Riojas was 10-3 with a 3.25 ERA and seven saves in 26 appearances for UTSA last season and 5-0 with a 4.11 ERA in 2023. But this was the SEC, and LSU did come in at No. 3 in the nation in batting average at .345 and No. 5 in slugging percentage at .589.
“Yeah, pretty awesome,” Schlossnagle said of his possible new Sunday starter. “He’s a level-headed kid – doesn’t get too high. May be in the rotation, I don’t know. We’ll see.”
Meanwhile, LSU coach Jay Johnson could be rethinking some of his pitching order. Amid a troubling weekend by his bullpen (eight runs on 13 hits and five walks in losses on Saturday and Sunday), freshman Casan Evans on Sunday was the best among the nine used over the last two days.
LSU BULLPEN SHREDDED BY LONGHORNS
Evans had the longest bullpen outing by far with three and two-thirds innings. None of the other eight logged more than an inning and two thirds. That was Connor Benge, who lost the Saturday game (11-7) with three hits and two runs allowed in the seventh. Conner Ware, William Schmidt, Jacob Mayers, Dalton Beck and Mavrick Rizy lasted a total of one inning from the fifth through the ninth and gave up four runs on four hits and three walks.
Evans gave up four hits, but just one run with zero walks and struck out five.
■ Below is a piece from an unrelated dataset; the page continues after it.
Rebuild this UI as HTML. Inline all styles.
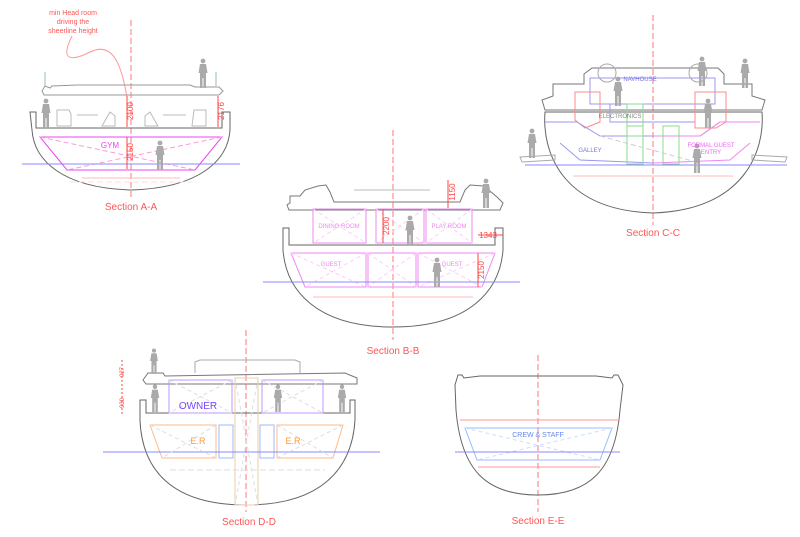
<!DOCTYPE html>
<html><head><meta charset="utf-8"><style>
html,body{margin:0;padding:0;background:#fff;width:800px;height:537px;overflow:hidden}
svg{display:block;font-family:"Liberation Sans",sans-serif}
</style></head><body>
<svg width="800" height="537" viewBox="0 0 800 537" xmlns="http://www.w3.org/2000/svg">
<defs>
<symbol id="p" viewBox="0 0 10 30"><circle cx="5" cy="3" r="2.4" fill="#aaa"/><path d="M2 6h6l1.5 9h-1.5v15h-2.5v-10h-1v10h-2.5v-15h-1.5z" fill="#aaa"/></symbol>
</defs>
<g fill="none" stroke-width="1">
<!-- ===== Section A-A ===== -->
<line x1="131" y1="20" x2="131" y2="200" stroke="#f77" stroke-dasharray="6 3"/>
<path d="M72 36 C 60 60, 70 62, 90 52 C 115 40, 122 70, 127 97" stroke="#f99"/>
<path d="M45 86 L50 88 L52 86 L78 85 L190 85 L195 87 L219 87 L223 91 L219 95 L44 95 L42 91Z" stroke="#999"/>
<line x1="45" y1="72" x2="45" y2="86" stroke="#9bb"/><line x1="216" y1="72" x2="216" y2="86" stroke="#9bb"/>
<path d="M30 112 L36 112 L36 128 L222 128 L222 112 L230 112 L230 130 C 228 160, 200 188, 131 190 C 62 188, 34 160, 32 130 Z" stroke="#666"/>
<path d="M40 137 L222 137 L195 170 L67 170 Z" stroke="#e4e"/>
<path d="M40 137 L195 170 M222 137 L67 170" stroke="#f9d" stroke-dasharray="5 3"/>
<line x1="22" y1="164" x2="240" y2="164" stroke="#88f"/>
<line x1="82" y1="178" x2="180" y2="178" stroke="#fbb"/>
<line x1="70" y1="182" x2="195" y2="182" stroke="#fdd" stroke-dasharray="6 3"/>
<path d="M57 110h12l2 4v12h-14zM110 112l5 4v10h-13zM150 112l-5 4v10h13zM194 110h12v16h-14z" stroke="#bbb"/>
<line x1="77" y1="115" x2="98" y2="115" stroke="#bbb"/><line x1="163" y1="115" x2="186" y2="115" stroke="#bbb"/>
<line x1="127" y1="96" x2="127" y2="127" stroke="#f44"/><line x1="127" y1="137" x2="127" y2="169" stroke="#f44"/>
<line x1="218" y1="96" x2="218" y2="127" stroke="#f44"/>
<!-- ===== Section C-C ===== -->
<line x1="653" y1="15" x2="653" y2="225" stroke="#f77" stroke-dasharray="6 3"/>
<path d="M584 74 L592 68 L718 68 L724 74 L724 84 L740 84 L752 84 L752 96 L765 100 L762 110 L545 110 L542 100 L553 96 L553 84 L584 84Z" stroke="#777"/>
<path d="M545 112 L762 112 C 765 150, 745 210, 653 213 C 560 210, 542 150, 545 112Z" stroke="#666"/>
<path d="M590 78 L715 78 L715 104 L590 104Z" stroke="#99e"/>
<path d="M610 104 L610 122 L695 122 L695 104" stroke="#99e"/>
<path d="M575 92 L600 92 L600 122 L585 128 L575 120Z M695 92 L726 92 L726 122 L716 128 L695 128Z" stroke="#f88"/>
<circle cx="607" cy="73" r="9" stroke="#aaa"/><circle cx="698" cy="73" r="9" stroke="#aaa"/>
<path d="M545 122 L577 122 L600 136 L700 136 L720 122 L760 122" stroke="#99e"/>
<path d="M653 136 L700 136 L720 122 L760 122" stroke="#e8e"/>
<path d="M560 143 L580 160 L653 163" stroke="#99e"/><path d="M653 163 L730 160 L750 143" stroke="#e8e"/>
<path d="M520 157 L555 155 L555 160 L522 162Z M752 155 L787 157 L785 162 L752 160Z" stroke="#aaa"/>
<line x1="525" y1="165" x2="787" y2="165" stroke="#88f"/>
<rect x="627" y="104" width="16" height="32" stroke="#8d8"/>
<rect x="627" y="126" width="16" height="38" stroke="#8d8"/><rect x="663" y="126" width="16" height="38" stroke="#8d8"/>
<line x1="573" y1="176" x2="733" y2="176" stroke="#fbb"/>
<line x1="600" y1="136" x2="700" y2="163" stroke="#ccd" stroke-dasharray="5 3"/>
<!-- ===== Section B-B ===== -->
<line x1="393" y1="130" x2="393" y2="340" stroke="#f77" stroke-dasharray="6 3"/>
<path d="M290 203 L290 196 L300 196 L305 190 L318 186 L326 185 L330 192 L334 202 L460 202 L465 190 L470 185 L484 186 L497 197 L503 203 L500 210 L289 210 L287 205Z" stroke="#777"/>
<line x1="354" y1="190" x2="430" y2="190" stroke="#bbb"/>
<path d="M283 228 L289 228 L289 245 L495 245 L495 228 L503 228 L503 250 C 500 290, 470 327, 393 327 C 316 327, 286 290, 283 250Z" stroke="#666"/>
<rect x="313" y="209" width="53" height="34" stroke="#e8e"/><rect x="376" y="209" width="48" height="34" stroke="#e8e"/><rect x="426" y="209" width="46" height="34" stroke="#e8e"/>
<path d="M291 253 L366 253 L366 287 L305 287Z M368 253 L416 253 L416 287 L368 287Z M418 253 L495 253 L482 287 L418 287Z" stroke="#e8e"/>
<path d="M313 209L366 243M366 209L313 243M376 209L424 243M424 209L376 243M426 209L472 243M472 209L426 243M291 253L366 287M366 253L305 287M368 253L416 287M416 253L368 287M418 253L482 287M495 253L418 287" stroke="#fcf" stroke-dasharray="4 3"/>
<line x1="263" y1="282" x2="520" y2="282" stroke="#88f"/>
<line x1="313" y1="297" x2="473" y2="297" stroke="#fbb"/>
<line x1="448" y1="180" x2="448" y2="208" stroke="#f44"/><line x1="383" y1="209" x2="383" y2="243" stroke="#f44"/>
<line x1="478" y1="235" x2="503" y2="235" stroke="#f44"/><line x1="478" y1="253" x2="478" y2="287" stroke="#f44"/>
<!-- ===== Section D-D ===== -->
<line x1="246" y1="330" x2="246" y2="512" stroke="#f77" stroke-dasharray="6 3"/>
<path d="M195 373 L195 362 L200 360 L295 360 L300 362 L300 373" stroke="#aaa"/>
<path d="M143 380 L148 373 L163 373 L165 376 L345 373 L357 378 L357 384 L146 384Z" stroke="#777"/>
<path d="M140 400 L146 400 L146 413 L350 413 L350 400 L355 400 L355 420 C 352 470, 320 505, 246 505 C 172 505, 142 470, 140 420Z" stroke="#666"/>
<rect x="169" y="380" width="63" height="33" stroke="#b9f"/><rect x="262" y="380" width="61" height="33" stroke="#b9f"/>
<rect x="235" y="378" width="23" height="127" stroke="#eca"/>
<path d="M150 425 L216 425 L216 458 L162 458Z M277 425 L343 425 L333 458 L277 458Z" stroke="#fb8"/>
<rect x="219" y="425" width="14" height="33" stroke="#9bf"/><rect x="260" y="425" width="14" height="33" stroke="#9bf"/>
<line x1="103" y1="452" x2="380" y2="452" stroke="#88f"/>
<path d="M169 380L232 413M232 380L169 413M262 380L323 413M323 380L262 413M235 378L258 505M258 378L235 505M150 425L216 458M216 425L162 458M277 425L333 458M343 425L277 458" stroke="#ddd" stroke-dasharray="4 3"/>
<line x1="122" y1="360" x2="122" y2="415" stroke="#f44" stroke-dasharray="2 2"/>
<line x1="170" y1="470" x2="325" y2="470" stroke="#ddd" stroke-dasharray="6 3"/>
<!-- ===== Section E-E ===== -->
<line x1="538" y1="355" x2="538" y2="512" stroke="#f77" stroke-dasharray="6 3"/>
<path d="M455 385 L458 375 L462 375 L464 378 L480 376 L596 376 L612 378 L614 375 L618 375 L623 385 L620 410 C 615 470, 590 495, 538 495 C 486 495, 461 470, 456 410Z" stroke="#666"/>
<line x1="460" y1="420" x2="620" y2="420" stroke="#f99"/>
<path d="M465 428 L612 428 L600 460 L477 460Z" stroke="#9bf"/>
<path d="M465 428L600 460M612 428L477 460" stroke="#cdf" stroke-dasharray="4 3"/>
<line x1="455" y1="452" x2="620" y2="452" stroke="#88f"/>
<line x1="478" y1="467" x2="600" y2="467" stroke="#f99"/>
</g>
<!-- people -->
<use href="#p" x="198" y="58" width="10" height="30"/><use href="#p" x="41" y="98" width="10" height="30"/><use href="#p" x="155" y="140" width="10" height="30"/>
<use href="#p" x="613" y="76" width="10" height="30"/><use href="#p" x="697" y="56" width="10" height="30"/><use href="#p" x="740" y="58" width="10" height="30"/>
<use href="#p" x="703" y="98" width="10" height="30"/><use href="#p" x="527" y="128" width="10" height="30"/><use href="#p" x="692" y="143" width="10" height="30"/>
<use href="#p" x="481" y="178" width="10" height="30"/><use href="#p" x="405" y="215" width="10" height="30"/><use href="#p" x="432" y="257" width="10" height="30"/>
<use href="#p" x="149" y="348" width="10" height="26" /><use href="#p" x="150" y="384" width="10" height="28"/><use href="#p" x="273" y="384" width="10" height="28"/><use href="#p" x="337" y="384" width="10" height="28"/>
<!-- text -->
<g fill="#f55" font-size="7" text-anchor="middle">
<text x="73" y="15">min Head room</text><text x="73" y="24">driving the</text><text x="73" y="33">sheerline height</text>
</g>
<g fill="#f44" font-size="8" text-anchor="middle">
<text transform="translate(133,111) rotate(-90)">2100</text>
<text transform="translate(133,152) rotate(-90)">2150</text>
<text transform="translate(224,111) rotate(-90)">2176</text>
<text transform="translate(455,192) rotate(-90)">1150</text>
<text transform="translate(389,226) rotate(-90)">2200</text>
<text transform="translate(484,270) rotate(-90)">2150</text>
<text x="488" y="238">1343</text>
<text transform="translate(124,372) rotate(-90)" font-size="6">927</text>
<text transform="translate(124,403) rotate(-90)" font-size="6">930</text>
</g>
<g fill="#f55" font-size="10" text-anchor="middle">
<text x="131" y="210">Section A-A</text><text x="653" y="236">Section C-C</text><text x="393" y="354">Section B-B</text>
<text x="249" y="525">Section D-D</text><text x="538" y="524">Section E-E</text>
</g>
<g font-size="6" text-anchor="middle">
<text x="640" y="81" fill="#77d">NAVHOUSE</text><text x="620" y="118" fill="#888">ELECTRONICS</text>
<text x="590" y="152" fill="#77d">GALLEY</text><text x="711" y="147" fill="#e6e">FORMAL GUEST</text><text x="711" y="154" fill="#e6e">ENTRY</text>
<text x="339" y="228" fill="#e8e">DINING ROOM</text><text x="449" y="228" fill="#e8e">PLAY ROOM</text>
<text x="331" y="266" fill="#e8e">GUEST</text><text x="452" y="266" fill="#e8e">GUEST</text>
</g>
<text x="110" y="148" fill="#e4e" font-size="8" text-anchor="middle">GYM</text>
<text x="198" y="409" fill="#74f" font-size="10" text-anchor="middle">OWNER</text>
<text x="198" y="444" fill="#f93" font-size="9" text-anchor="middle">E.R</text>
<text x="293" y="444" fill="#f93" font-size="9" text-anchor="middle">E.R</text>
<text x="538" y="437" fill="#68e" font-size="7" text-anchor="middle">CREW &amp; STAFF</text>
</svg>
</body></html>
On the season, he is 1-0 with a team-low 1.12 ERA (among pitchers with more than six and a third innings logged) and a team-high four saves in 16 innings through eight appearances with 28 strikeouts and only five walks.
And Evans was coming off a stellar performance amid major pressure and a rocking Alex Box just a week ago to save a 7-6 win over Missouri.
Perhaps he should’ve been used at key points in the Saturday loss when Johnson tapped seven out of the bullpen. The Tigers were up 5-2 in the fifth and 7-6 in the sixth and seventh before losing 11-7.
Evans not entering the series until midway through Sunday’s game did not go unnoticed by Schlossnagle, who recruited him out of St. Pius X in Houston when he was Texas A&M’s coach from 2022-24.
He was asked if taking two of three from then-No. 2 LSU was a confidence boost for his players.
“Sure. When you’re new to the league and you don’t know what it’s all about,” Schlossnagle said of his younger players and transfers from other leagues. “And he (Evans) is the seventh, eighth, ninth or 10th pitcher in?” Then he laughed.
Evans was actually the 12th LSU pitcher used on the weekend and ninth out of the bullpen. That illustrates depth, but maybe not the right order of depth on this weekend.
“We recruited Casan at my previous stop,” Schlossnagle said. “He’s going 97 mph with a freakin’ wipe-out slider. You learn real quick that that doesn’t happen in too many conferences. Some teams have it in other conferences, but the depth of pitching in this league is insane. The fact that we held our own against them should be a great confidence booster.”
So should first place in the SEC, which is where Texas stands in a tie with Tennessee, Georgia and Arkansas at 5-1.
“It’s not the scrap heap,” Schlossnagle said of his hastily put-together portal roster after taking over the Longhorns in late June following his national championship game loss to Tennessee in the College World Series. “But by the time we got here and dealt with all the social media stuff after the World Series.”
Many viewed Schlossnagle’s switch from Texas A&M to Texas as less than aboveboard because he likely knew he was swapping programs several weeks before he actually did. At the same time, he got the Aggies closer to its first national championship in baseball than it has been in history.
“You know, we were Satans of college baseball,” he said. “We had a lot to overcome, just because you made career choices.”